そして何よりも実務の中で「税法の考え方」を常に念頭に置くようになりました。「租税法律主義」をいかに実務の中で我々自身が意識できるか、という点は非常に大切だと感じています。どうしても実務は通達から勉強していくんですね。通達から逸脱しないところで実務は基本的に決着するものですから。でも本当はそうではなくて「法律」なんですよね。この点は非常に大切だなと思いました。実務の中で税法を扱う立場から法律主義を意識する、LEC会計大学院で学んでなお一層その気持ちが強くなりました。

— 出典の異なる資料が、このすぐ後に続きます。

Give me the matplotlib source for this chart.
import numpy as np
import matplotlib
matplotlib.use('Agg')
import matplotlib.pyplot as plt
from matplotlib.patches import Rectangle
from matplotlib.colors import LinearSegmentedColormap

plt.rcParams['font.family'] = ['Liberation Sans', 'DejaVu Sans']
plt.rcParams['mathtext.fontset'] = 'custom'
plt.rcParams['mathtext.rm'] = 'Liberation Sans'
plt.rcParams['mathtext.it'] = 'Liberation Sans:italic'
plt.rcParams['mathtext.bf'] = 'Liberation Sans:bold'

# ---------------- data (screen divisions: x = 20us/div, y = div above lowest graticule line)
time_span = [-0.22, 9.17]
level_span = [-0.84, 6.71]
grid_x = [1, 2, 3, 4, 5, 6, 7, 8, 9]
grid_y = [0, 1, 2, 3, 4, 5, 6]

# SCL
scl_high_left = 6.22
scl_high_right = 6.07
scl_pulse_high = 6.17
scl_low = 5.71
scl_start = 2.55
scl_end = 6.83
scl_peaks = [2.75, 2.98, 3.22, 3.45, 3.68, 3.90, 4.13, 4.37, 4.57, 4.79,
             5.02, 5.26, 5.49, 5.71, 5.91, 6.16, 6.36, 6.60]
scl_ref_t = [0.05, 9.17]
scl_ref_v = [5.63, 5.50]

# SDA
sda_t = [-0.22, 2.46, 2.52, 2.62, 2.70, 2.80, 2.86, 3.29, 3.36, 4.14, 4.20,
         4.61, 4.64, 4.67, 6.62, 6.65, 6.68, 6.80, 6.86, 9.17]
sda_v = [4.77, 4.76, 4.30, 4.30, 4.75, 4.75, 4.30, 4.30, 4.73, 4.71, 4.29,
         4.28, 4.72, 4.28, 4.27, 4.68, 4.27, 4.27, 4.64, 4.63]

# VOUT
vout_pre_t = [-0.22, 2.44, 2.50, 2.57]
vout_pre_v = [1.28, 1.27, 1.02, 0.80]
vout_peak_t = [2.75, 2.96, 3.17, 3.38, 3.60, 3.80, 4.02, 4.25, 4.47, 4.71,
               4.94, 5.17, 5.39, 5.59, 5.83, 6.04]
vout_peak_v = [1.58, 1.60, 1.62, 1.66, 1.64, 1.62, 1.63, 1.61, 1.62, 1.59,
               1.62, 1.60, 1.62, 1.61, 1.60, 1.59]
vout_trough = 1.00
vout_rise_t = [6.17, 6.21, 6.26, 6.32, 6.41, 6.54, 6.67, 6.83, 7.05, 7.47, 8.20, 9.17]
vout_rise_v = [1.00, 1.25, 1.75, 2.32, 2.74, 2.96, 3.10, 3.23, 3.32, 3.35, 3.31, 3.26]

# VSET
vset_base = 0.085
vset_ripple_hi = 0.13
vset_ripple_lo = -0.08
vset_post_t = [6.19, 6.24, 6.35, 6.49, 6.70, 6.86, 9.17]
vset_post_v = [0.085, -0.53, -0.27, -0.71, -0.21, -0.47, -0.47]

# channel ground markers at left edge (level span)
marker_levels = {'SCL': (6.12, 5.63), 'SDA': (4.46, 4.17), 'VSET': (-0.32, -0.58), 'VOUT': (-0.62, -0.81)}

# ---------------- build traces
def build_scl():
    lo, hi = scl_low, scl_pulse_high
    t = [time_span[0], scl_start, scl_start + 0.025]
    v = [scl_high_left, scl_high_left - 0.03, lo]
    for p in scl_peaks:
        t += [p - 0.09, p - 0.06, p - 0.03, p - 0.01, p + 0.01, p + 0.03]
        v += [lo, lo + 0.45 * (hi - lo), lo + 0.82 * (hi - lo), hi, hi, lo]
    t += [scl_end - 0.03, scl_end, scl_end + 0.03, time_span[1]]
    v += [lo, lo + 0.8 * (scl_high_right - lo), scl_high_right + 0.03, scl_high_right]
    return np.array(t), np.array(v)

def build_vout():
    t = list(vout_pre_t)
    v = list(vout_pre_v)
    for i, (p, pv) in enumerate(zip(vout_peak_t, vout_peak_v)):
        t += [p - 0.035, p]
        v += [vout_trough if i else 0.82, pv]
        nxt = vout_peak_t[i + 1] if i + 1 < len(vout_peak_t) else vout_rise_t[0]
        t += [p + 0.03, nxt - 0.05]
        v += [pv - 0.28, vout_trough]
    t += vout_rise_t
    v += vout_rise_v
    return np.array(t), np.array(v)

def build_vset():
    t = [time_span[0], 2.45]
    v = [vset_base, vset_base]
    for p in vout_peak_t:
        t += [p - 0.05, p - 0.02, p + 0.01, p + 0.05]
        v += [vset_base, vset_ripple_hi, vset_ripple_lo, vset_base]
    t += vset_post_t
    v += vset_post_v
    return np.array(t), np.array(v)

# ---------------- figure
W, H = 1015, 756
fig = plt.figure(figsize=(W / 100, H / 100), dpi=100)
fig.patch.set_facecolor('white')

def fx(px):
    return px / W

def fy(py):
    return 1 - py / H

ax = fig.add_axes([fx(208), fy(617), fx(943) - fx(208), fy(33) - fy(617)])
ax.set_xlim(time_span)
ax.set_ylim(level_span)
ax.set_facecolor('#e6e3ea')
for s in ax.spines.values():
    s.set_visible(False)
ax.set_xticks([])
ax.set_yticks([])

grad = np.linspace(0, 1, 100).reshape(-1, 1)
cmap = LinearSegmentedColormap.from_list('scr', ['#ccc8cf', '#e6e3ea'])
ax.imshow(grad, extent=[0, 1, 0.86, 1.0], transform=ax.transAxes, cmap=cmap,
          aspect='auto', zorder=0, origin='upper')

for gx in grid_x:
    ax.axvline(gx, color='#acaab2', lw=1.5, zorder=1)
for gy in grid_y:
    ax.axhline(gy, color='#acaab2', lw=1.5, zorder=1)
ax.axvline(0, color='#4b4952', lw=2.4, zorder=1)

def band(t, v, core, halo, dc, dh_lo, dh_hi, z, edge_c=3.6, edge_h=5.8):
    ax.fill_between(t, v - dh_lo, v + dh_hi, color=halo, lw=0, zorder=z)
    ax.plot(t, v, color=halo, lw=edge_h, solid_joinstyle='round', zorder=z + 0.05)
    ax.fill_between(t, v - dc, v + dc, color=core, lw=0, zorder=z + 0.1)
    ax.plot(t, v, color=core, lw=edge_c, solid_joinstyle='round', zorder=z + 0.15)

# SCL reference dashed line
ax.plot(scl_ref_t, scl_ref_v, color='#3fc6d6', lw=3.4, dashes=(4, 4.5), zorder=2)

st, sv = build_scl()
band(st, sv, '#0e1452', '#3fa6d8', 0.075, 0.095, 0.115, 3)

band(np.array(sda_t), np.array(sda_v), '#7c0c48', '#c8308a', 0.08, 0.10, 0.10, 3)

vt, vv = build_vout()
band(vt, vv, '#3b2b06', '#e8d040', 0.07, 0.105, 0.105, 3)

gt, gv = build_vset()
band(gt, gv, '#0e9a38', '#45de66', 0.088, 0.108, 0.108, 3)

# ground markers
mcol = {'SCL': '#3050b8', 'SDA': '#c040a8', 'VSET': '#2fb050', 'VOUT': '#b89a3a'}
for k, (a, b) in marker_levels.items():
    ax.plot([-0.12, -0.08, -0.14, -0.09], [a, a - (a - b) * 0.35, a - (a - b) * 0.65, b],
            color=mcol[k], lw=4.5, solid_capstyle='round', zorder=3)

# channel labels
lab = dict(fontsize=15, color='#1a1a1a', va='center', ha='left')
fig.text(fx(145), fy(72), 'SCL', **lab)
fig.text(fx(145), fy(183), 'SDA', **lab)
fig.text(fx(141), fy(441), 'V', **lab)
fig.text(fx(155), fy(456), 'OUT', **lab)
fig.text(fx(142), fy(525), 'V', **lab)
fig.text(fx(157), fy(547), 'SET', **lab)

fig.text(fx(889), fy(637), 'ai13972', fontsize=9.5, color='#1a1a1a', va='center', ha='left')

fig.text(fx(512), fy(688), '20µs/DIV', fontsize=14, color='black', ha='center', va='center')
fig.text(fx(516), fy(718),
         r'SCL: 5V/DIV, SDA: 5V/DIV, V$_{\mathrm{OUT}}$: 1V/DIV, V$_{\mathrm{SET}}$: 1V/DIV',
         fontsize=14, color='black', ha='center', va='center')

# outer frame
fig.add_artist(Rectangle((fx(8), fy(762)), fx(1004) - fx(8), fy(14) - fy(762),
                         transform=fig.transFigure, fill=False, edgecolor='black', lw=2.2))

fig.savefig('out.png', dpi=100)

修士論文でのゼミの仲間は、非常に年齢が若いですが、皆真っ直ぐで考え方が前向きで明るいんです。そんな仲間に恵まれて本当に良かったと思います。毎週、ゼミで集まるのが楽しみでした。論文の進捗の話などよりもむしろ実務の話をすることが多かったです。若い人と2年間、一緒に勉強できて、フレンドリーにお付き合いいただき貴重な体験でした。もちろんうちの社にも若い職員はいますが、ああいう関係には決してなりませんから。特別な関係です。

企業は社会と共にある これからも貢献していきたい

これからは「承継」の問題が社会的にも大きく問題になってくるでしょう。中小企業の場合には後継者がいないという例もあり、それを我々も傍観するわけにはいかない時代に入っています。放っておけばクライアントが自然減少してしまう、それもかなりのスピードで。法人の承継、個人の財産の承継も深刻な問題です。その中で、お客様に対し最適な提案ができるようにこれから一層パワーをつけていきたいと考えています。

弊社の創業者は長くロータリークラブで活動し、企業というのは社会と共にあり、事業そのものは社会からやらせてもらっているという発想があります。ですから、利益の追求は最終目標ではなく、社会に価値還元をする、これが事業の最終目標であると。そのために適正な利益が必要、という発想が社風の中にDNAとして残っています。
お客様のための交流会や勉強会、一般の地元の方に広く活用いただける土曜相続教室や無料法律相談、日本政策金融公庫と共同しての一日公庫など、これからも様々な形で貢献していきたいですね。